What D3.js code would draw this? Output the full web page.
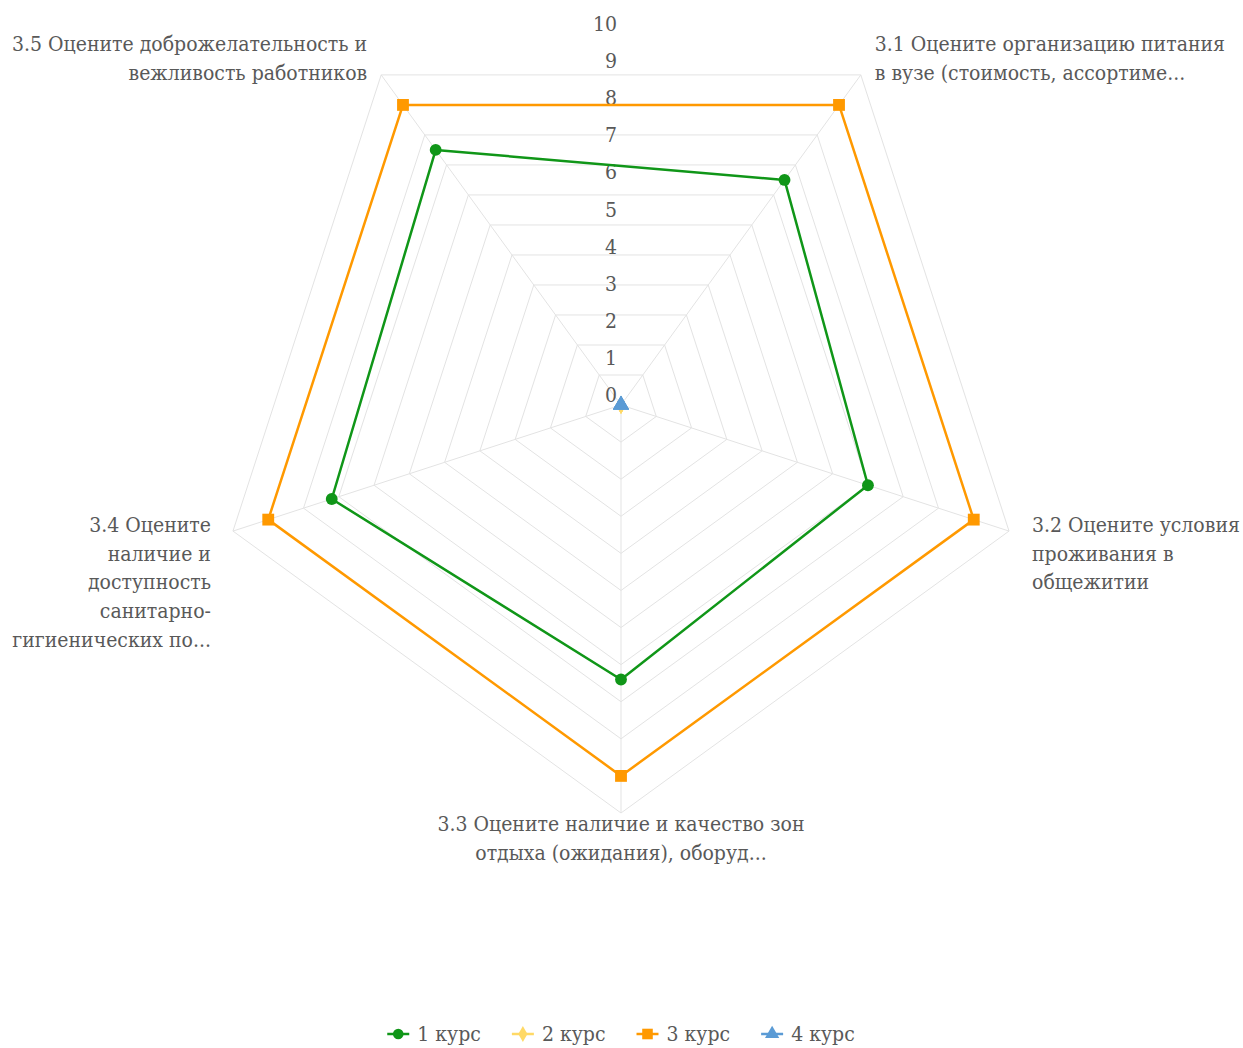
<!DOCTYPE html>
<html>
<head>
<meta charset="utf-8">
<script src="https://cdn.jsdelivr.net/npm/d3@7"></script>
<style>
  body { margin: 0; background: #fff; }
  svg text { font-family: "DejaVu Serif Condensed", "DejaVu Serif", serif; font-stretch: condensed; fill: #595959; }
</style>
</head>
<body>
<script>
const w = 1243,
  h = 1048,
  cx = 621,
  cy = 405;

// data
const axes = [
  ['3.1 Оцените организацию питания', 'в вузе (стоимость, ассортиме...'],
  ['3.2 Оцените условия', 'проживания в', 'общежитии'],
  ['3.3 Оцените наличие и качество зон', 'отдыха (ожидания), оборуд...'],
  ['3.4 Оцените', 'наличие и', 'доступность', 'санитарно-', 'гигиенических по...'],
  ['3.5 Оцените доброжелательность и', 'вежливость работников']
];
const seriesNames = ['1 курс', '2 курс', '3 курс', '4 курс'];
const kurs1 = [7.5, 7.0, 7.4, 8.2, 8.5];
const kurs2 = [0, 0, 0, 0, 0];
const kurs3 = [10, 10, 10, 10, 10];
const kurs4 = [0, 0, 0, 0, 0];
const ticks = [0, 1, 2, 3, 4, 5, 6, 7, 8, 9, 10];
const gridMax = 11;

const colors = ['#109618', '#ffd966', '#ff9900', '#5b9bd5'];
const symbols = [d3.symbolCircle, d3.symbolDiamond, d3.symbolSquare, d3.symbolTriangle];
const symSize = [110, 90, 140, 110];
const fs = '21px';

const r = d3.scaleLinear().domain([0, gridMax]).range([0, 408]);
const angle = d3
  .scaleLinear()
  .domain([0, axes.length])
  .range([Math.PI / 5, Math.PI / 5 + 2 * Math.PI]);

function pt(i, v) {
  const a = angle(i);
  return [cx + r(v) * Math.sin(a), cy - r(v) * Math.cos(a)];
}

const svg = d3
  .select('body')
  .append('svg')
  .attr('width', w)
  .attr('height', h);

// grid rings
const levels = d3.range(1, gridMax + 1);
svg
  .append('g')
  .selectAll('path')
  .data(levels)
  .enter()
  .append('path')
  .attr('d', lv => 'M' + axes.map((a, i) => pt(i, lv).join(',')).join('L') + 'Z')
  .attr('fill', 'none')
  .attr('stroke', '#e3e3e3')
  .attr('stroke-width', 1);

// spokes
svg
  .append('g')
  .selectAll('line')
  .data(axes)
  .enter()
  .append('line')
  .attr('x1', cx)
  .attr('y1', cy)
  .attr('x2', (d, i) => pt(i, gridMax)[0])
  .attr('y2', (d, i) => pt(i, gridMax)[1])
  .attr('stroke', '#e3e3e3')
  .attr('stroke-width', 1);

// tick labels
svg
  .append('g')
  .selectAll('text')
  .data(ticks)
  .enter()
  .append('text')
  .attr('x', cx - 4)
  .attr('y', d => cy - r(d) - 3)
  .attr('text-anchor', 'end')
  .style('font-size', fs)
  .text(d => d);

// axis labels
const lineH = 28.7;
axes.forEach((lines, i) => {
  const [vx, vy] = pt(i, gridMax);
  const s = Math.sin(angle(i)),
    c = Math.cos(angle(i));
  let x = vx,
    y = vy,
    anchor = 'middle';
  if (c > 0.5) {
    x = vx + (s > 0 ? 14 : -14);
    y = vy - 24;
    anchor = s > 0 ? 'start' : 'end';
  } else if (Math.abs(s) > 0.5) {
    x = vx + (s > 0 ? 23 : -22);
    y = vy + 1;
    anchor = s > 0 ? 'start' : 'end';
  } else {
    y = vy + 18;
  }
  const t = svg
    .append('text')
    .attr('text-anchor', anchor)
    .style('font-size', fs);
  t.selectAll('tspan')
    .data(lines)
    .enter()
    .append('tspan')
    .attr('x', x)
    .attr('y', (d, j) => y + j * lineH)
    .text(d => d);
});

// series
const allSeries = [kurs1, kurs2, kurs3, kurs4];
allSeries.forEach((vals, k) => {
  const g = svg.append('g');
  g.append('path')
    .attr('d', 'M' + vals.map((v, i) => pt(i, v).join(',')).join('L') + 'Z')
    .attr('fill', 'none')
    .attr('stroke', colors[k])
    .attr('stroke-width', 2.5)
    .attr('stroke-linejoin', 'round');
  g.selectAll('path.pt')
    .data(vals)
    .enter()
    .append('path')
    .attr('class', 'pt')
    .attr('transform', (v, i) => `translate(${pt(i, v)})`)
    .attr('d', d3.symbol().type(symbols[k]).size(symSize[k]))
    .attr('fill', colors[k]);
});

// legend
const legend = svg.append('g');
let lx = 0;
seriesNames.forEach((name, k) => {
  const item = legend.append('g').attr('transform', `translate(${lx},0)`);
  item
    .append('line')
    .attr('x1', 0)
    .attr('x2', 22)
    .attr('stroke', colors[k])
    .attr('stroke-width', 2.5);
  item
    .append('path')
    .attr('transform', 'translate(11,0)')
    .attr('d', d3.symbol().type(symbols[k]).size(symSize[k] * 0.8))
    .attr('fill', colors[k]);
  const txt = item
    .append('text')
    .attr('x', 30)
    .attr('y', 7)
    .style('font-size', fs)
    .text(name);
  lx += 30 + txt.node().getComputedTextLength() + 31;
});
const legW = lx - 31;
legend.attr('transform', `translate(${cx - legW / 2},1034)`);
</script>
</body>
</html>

## GOAL
Copy exactly the lines running from the beginning of the listing through the line that has "2 * Math.PI]);". Drop the pictures.

## REPLY TO THE EXERCISE
What D3.js code would draw this? Output the full web page.
<!DOCTYPE html>
<html>
<head>
<meta charset="utf-8">
<script src="https://cdn.jsdelivr.net/npm/d3@7"></script>
<style>
  body { margin: 0; background: #fff; }
  svg text { font-family: "DejaVu Serif Condensed", "DejaVu Serif", serif; font-stretch: condensed; fill: #595959; }
</style>
</head>
<body>
<script>
const w = 1243,
  h = 1048,
  cx = 621,
  cy = 405;

// data
const axes = [
  ['3.1 Оцените организацию питания', 'в вузе (стоимость, ассортиме...'],
  ['3.2 Оцените условия', 'проживания в', 'общежитии'],
  ['3.3 Оцените наличие и качество зон', 'отдыха (ожидания), оборуд...'],
  ['3.4 Оцените', 'наличие и', 'доступность', 'санитарно-', 'гигиенических по...'],
  ['3.5 Оцените доброжелательность и', 'вежливость работников']
];
const seriesNames = ['1 курс', '2 курс', '3 курс', '4 курс'];
const kurs1 = [7.5, 7.0, 7.4, 8.2, 8.5];
const kurs2 = [0, 0, 0, 0, 0];
const kurs3 = [10, 10, 10, 10, 10];
const kurs4 = [0, 0, 0, 0, 0];
const ticks = [0, 1, 2, 3, 4, 5, 6, 7, 8, 9, 10];
const gridMax = 11;

const colors = ['#109618', '#ffd966', '#ff9900', '#5b9bd5'];
const symbols = [d3.symbolCircle, d3.symbolDiamond, d3.symbolSquare, d3.symbolTriangle];
const symSize = [110, 90, 140, 110];
const fs = '21px';

const r = d3.scaleLinear().domain([0, gridMax]).range([0, 408]);
const angle = d3
  .scaleLinear()
  .domain([0, axes.length])
  .range([Math.PI / 5, Math.PI / 5 + 2 * Math.PI]);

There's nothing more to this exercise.